---- Given material

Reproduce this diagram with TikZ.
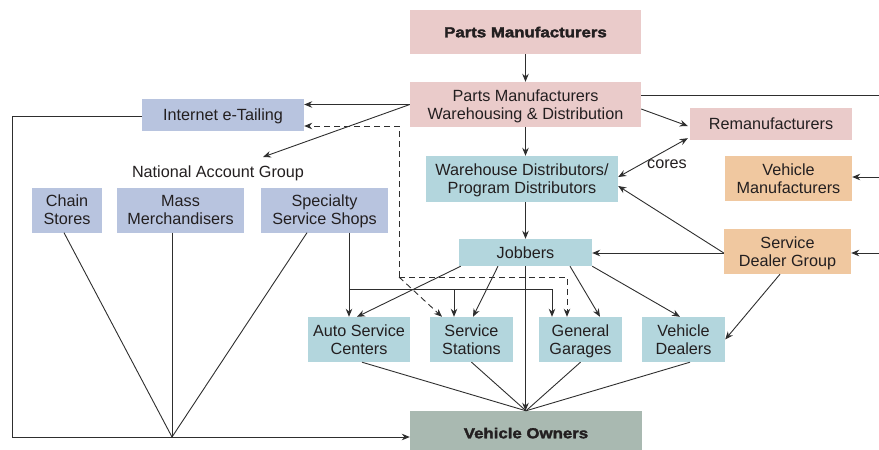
\documentclass[tikz,border=0pt]{standalone}
\usepackage{fontspec}
\setmainfont{Liberation Sans}
\newfontfamily\heavyfont[FakeStretch=1.16,FakeBold=2.2]{Liberation Sans Bold}
\usetikzlibrary{arrows.meta,calc}

\definecolor{txt}{HTML}{231F20}
\definecolor{ln}{HTML}{2E2E2E}
\definecolor{pinkfill}{HTML}{EACBCA}
\definecolor{bluefill}{HTML}{B8C4DF}
\definecolor{cyanfill}{HTML}{B3D6DD}
\definecolor{peachfill}{HTML}{F0C8A0}
\definecolor{greyfill}{HTML}{A9B9B1}

\tikzset{
  box/.style={draw=none, inner sep=0pt, align=center, text=txt, text depth=0pt,
    font=\fontsize{16.2}{18}\selectfont},
  pinkbox/.style={box, fill=pinkfill},
  bluebox/.style={box, fill=bluefill},
  cyanbox/.style={box, fill=cyanfill},
  peachbox/.style={box, fill=peachfill},
  greybox/.style={box, fill=greyfill},
  heavy/.style={font=\heavyfont\fontsize{14.5}{16}\selectfont},
  conn/.style={draw=ln, line width=0.9pt},
  arr/.style={conn, -{Stealth[length=8pt,width=6.5pt]}},
  dblarr/.style={conn, {Stealth[length=8pt,width=6.5pt]}-{Stealth[length=8pt,width=6.5pt]}},
  dashconn/.style={conn, dash pattern=on 6pt off 4pt},
}

\begin{document}
\begin{tikzpicture}[x=1pt,y=-1pt]
\useasboundingbox (0,0) rectangle (879,450);

% supply side
\node[pinkbox, heavy, minimum width=231pt, minimum height=44pt] (pm) at (525.5,32) {Parts Manufacturers};
\node[pinkbox, minimum width=231pt, minimum height=45pt] (pmwd) at (525.5,104.5) {Parts Manufacturers\\Warehousing \& Distribution};
\node[pinkbox, minimum width=162pt, minimum height=32pt] (rem) at (771,124) {Remanufacturers};
\node[cyanbox, minimum width=192pt, minimum height=46pt] (wdpd) at (522,179) {Warehouse Distributors/\\Program Distributors};
\node[peachbox, minimum width=127pt, minimum height=45pt] (vm) at (788.5,178.5) {Vehicle\\Manufacturers};
\node[peachbox, minimum width=127pt, minimum height=45pt] (sdg) at (787.5,251.5) {Service\\Dealer Group};
\node[cyanbox, minimum width=133pt, minimum height=27pt] (jobbers) at (525.5,252.5) {Jobbers};

% retail side
\node[bluebox, minimum width=162pt, minimum height=32pt] (iet) at (223,115) {Internet e-Tailing};
\node[box] (nag) at (218,172) {National Account Group};
\node[bluebox, minimum width=70pt, minimum height=45pt] (chain) at (67,210) {Chain\\Stores};
\node[bluebox, minimum width=127pt, minimum height=45pt] (mass) at (180.5,210) {Mass\\Merchandisers};
\node[bluebox, minimum width=127pt, minimum height=45pt] (spec) at (324.5,210) {Specialty\\Service Shops};

% service outlets
\node[cyanbox, minimum width=102pt, minimum height=45pt] (asc) at (359,339.5) {Auto Service\\Centers};
\node[cyanbox, minimum width=83pt, minimum height=45pt] (ss) at (471.5,339.5) {Service\\Stations};
\node[cyanbox, minimum width=83pt, minimum height=45pt] (gg) at (580.5,339.5) {General\\Garages};
\node[cyanbox, minimum width=83pt, minimum height=45pt] (vd) at (683.5,339.5) {Vehicle\\Dealers};

\node[greybox, heavy, minimum width=232pt, minimum height=44pt] (vo) at (526,433) {Vehicle Owners};

\node[box] (cores) at (667,164) {cores};

% free ends and junctions
\coordinate (rtop) at (879,95);
\coordinate (rvm) at (879,177);
\coordinate (rsdg) at (879,253);
\coordinate (nagtip) at (263,157);
\coordinate (dtop) at (399,126);
\coordinate (dcorner) at (399,277);
\coordinate (sbar) at (349,289);
\coordinate (lb) at (12,437);
\coordinate (lconv) at (172,437);

% manufacturer flows
\draw[arr] (pm.south) -- (pmwd.north);
\draw[arr] (pmwd.west) -- (pmwd.west -| iet.east);
\draw[arr] (pmwd.west) -- (nagtip);
\draw[arr] (pmwd.south) -- (pmwd.south |- wdpd.north);
\draw[arr] ($(pmwd.east)+(0,4.5)$) -- ($(rem.west)+(-2,2)$);
\draw[conn] (rtop -| pmwd.east) -- (rtop);
\draw[dblarr] ($(wdpd.east)+(0,-2)$) -- ($(rem.south west)+(-2,-2)$);
\draw[arr] (wdpd.south -| jobbers.north) -- (jobbers.north);

% vehicle manufacturer and dealer group
\draw[arr] (rvm) -- (rvm -| vm.east);
\draw[arr] (rsdg) -- (rsdg -| sdg.east);
\draw[arr] ($(sdg.west)+(0,1.5)$) -- ($(wdpd.east)+(0,7)$);
\draw[arr] ($(sdg.west)+(0,1.5)$) -- ($(jobbers.east)+(0,0.5)$);
\draw[arr] ($(sdg.south)+(-7.5,0)$) -- (vd.east);

% dashed internet flows
\draw[dashconn, -{Stealth[length=8pt,width=6.5pt]}] (dcorner) -- (dtop) -- (dtop -| iet.east);
\draw[dashconn, -{Stealth[length=8pt,width=6.5pt]}] (dcorner) -- (dcorner -| 567,0) -- ($(gg.north)+(-13.5,0)$);
\draw[dashconn, -{Stealth[length=8pt,width=6.5pt]}] (dcorner) -- ($(ss.north)+(-29.5,0)$);

% jobbers to outlets
\draw[arr] ($(jobbers.south west)+(2,0)$) -- ($(asc.north)+(-2,0)$);
\draw[arr] ($(jobbers.south)+(-27.5,0)$) -- ($(ss.north)+(1.5,0)$);
\draw[arr] ($(jobbers.south)+(44.5,0)$) -- ($(gg.north)+(19.5,0)$);
\draw[arr] (jobbers.south east) -- ($(vd.north)+(-3.5,0)$);
\draw[arr] (jobbers.south) -- (jobbers.south |- vo.north);

% specialty service shops to outlets
\draw[arr] (spec.south -| sbar) -- (asc.north -| sbar);
\draw[conn] (sbar) -- (sbar -| 552,0);
\draw[arr] (sbar -| 552,0) -- ($(gg.north)+(-28.5,0)$);
\draw[arr] (sbar -| 454,0) -- ($(ss.north)+(-17.5,0)$);

% outlets to vehicle owners
\draw[conn] ($(asc.south)+(3,0)$) -- (vo.north);
\draw[conn] (ss.south) -- (vo.north);
\draw[conn] (gg.south) -- (vo.north);
\draw[conn] ($(vd.south)+(6.5,0)$) -- (vo.north);

% retail channels to vehicle owners
\draw[conn] ($(chain.south)+(-3,0)$) -- (lconv);
\draw[conn] (mass.south -| lconv) -- (lconv);
\draw[conn] ($(spec.south)+(-17.5,0)$) -- (lconv);
\draw[conn] ($(iet.west)+(0,1)$) -| (lb);
\draw[arr] (lb) -- (lb -| vo.west);
\end{tikzpicture}
\end{document}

--------

Required task
Repeat the listing above exactly from its first line to the line containing "(0,0) rectangle (879,450);", both included, and omit the pictures.

Written answer
Reproduce this diagram with TikZ.
\documentclass[tikz,border=0pt]{standalone}
\usepackage{fontspec}
\setmainfont{Liberation Sans}
\newfontfamily\heavyfont[FakeStretch=1.16,FakeBold=2.2]{Liberation Sans Bold}
\usetikzlibrary{arrows.meta,calc}

\definecolor{txt}{HTML}{231F20}
\definecolor{ln}{HTML}{2E2E2E}
\definecolor{pinkfill}{HTML}{EACBCA}
\definecolor{bluefill}{HTML}{B8C4DF}
\definecolor{cyanfill}{HTML}{B3D6DD}
\definecolor{peachfill}{HTML}{F0C8A0}
\definecolor{greyfill}{HTML}{A9B9B1}

\tikzset{
  box/.style={draw=none, inner sep=0pt, align=center, text=txt, text depth=0pt,
    font=\fontsize{16.2}{18}\selectfont},
  pinkbox/.style={box, fill=pinkfill},
  bluebox/.style={box, fill=bluefill},
  cyanbox/.style={box, fill=cyanfill},
  peachbox/.style={box, fill=peachfill},
  greybox/.style={box, fill=greyfill},
  heavy/.style={font=\heavyfont\fontsize{14.5}{16}\selectfont},
  conn/.style={draw=ln, line width=0.9pt},
  arr/.style={conn, -{Stealth[length=8pt,width=6.5pt]}},
  dblarr/.style={conn, {Stealth[length=8pt,width=6.5pt]}-{Stealth[length=8pt,width=6.5pt]}},
  dashconn/.style={conn, dash pattern=on 6pt off 4pt},
}

\begin{document}
\begin{tikzpicture}[x=1pt,y=-1pt]
\useasboundingbox (0,0) rectangle (879,450);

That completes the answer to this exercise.